In a single-machine system, failure handling is relatively simple — when the machine fails, operations stop and are restarted when it recovers. In a parallel/distributed system with thousands of machines, failure is not an exception: it is the normal operating condition. A cluster with 10,000 machines and a 1% annual disk failure rate will see a disk fail roughly every 9 hours.

Failure Types and Guarantees

The failure types to handle:

  • Disk failures: a disk becomes unreadable. With replication, the data survives; without it, data is lost permanently.
  • Network failures/partitions: a machine becomes temporarily unreachable. Updates intended for it cannot be delivered. This creates the dilemma: allow the update to proceed (with the risk that the unreachable machine diverges) or block the update until the machine recovers (reducing availability).
  • Machine failures: a machine crashes entirely. Any query currently executing on it is lost.

A common approach to network partitions is quorums: rather than requiring all \(k\) replicas to acknowledge a write, require a majority (e.g., 2 out of 3). A write proceeds as long as at least 2 replicas are available; a read is valid as long as it contacts a majority. This tolerates any single machine failure while maintaining consistency. Quorums are widely used in distributed databases (Cassandra, DynamoDB, MongoDB).

Early parallel databases handled disk failures reasonably well but failed badly at machine crashes during long-running queries — if the machine processing one partition of a large aggregation crashed, the entire query had to restart. Systems like Apache Spark addressed this with fault-tolerant execution: by tracking the lineage of each data partition, Spark can recompute only the lost partition from its input, rather than restarting the entire job.

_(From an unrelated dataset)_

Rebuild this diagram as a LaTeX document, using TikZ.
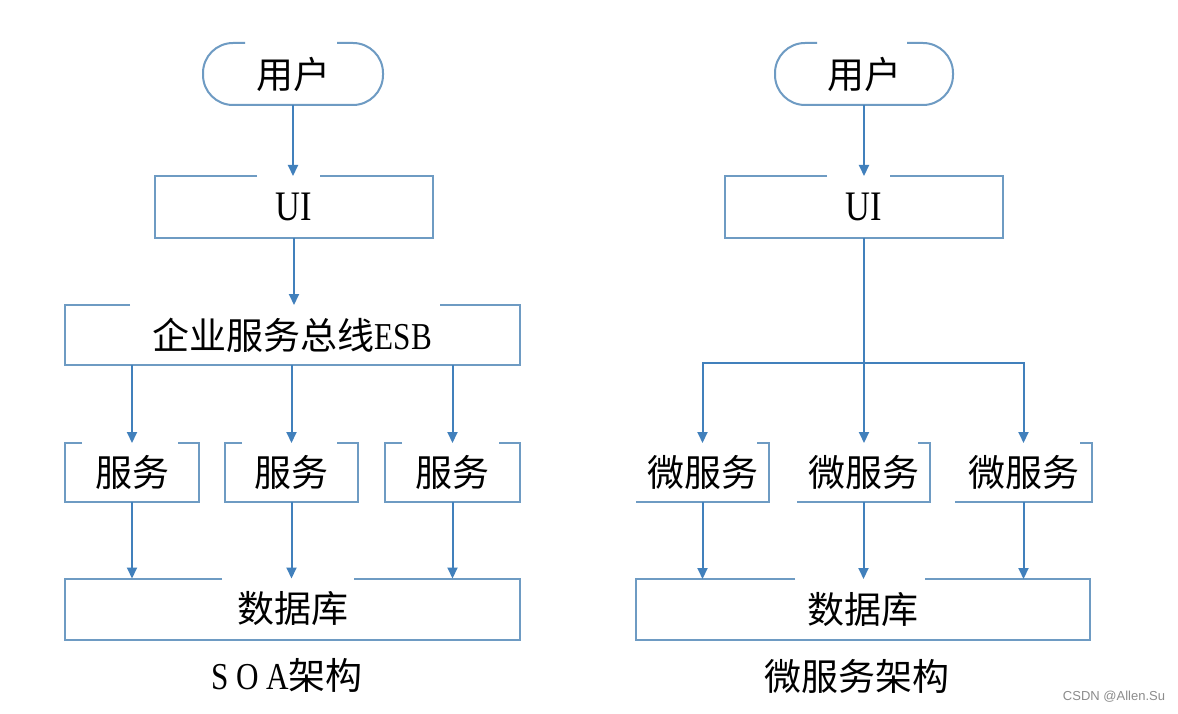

Distributed transactions — ensuring consistent updates across replicas in the face of failures — will be covered in depth in the Transactions module.


10. Summary

Parallel and distributed data systems are the norm today. The key architectural concepts:

  • Shared-nothing is the dominant architecture for large-scale systems: each machine owns its data and communicates explicitly over a network. It scales to hundreds of thousands of machines.
  • Speedup and scaleup measure parallelism efficiency. Amdahl’s Law, startup costs, interference, and skew all limit achievable speedup.
  • Sharding partitions a relation across machines (hash or range). Hash is uniform but bad for range queries; range supports range queries but is skew-prone.
  • Replication stores multiple copies for fault tolerance and read performance, at the cost of write overhead and consistency complexity.
  • Failures are routine at scale. Quorum-based writes and fault-tolerant lineage tracking are standard responses.

The next set of notes covers how specific relational operations — sort, join, and aggregation — are executed in a parallel shared-nothing environment.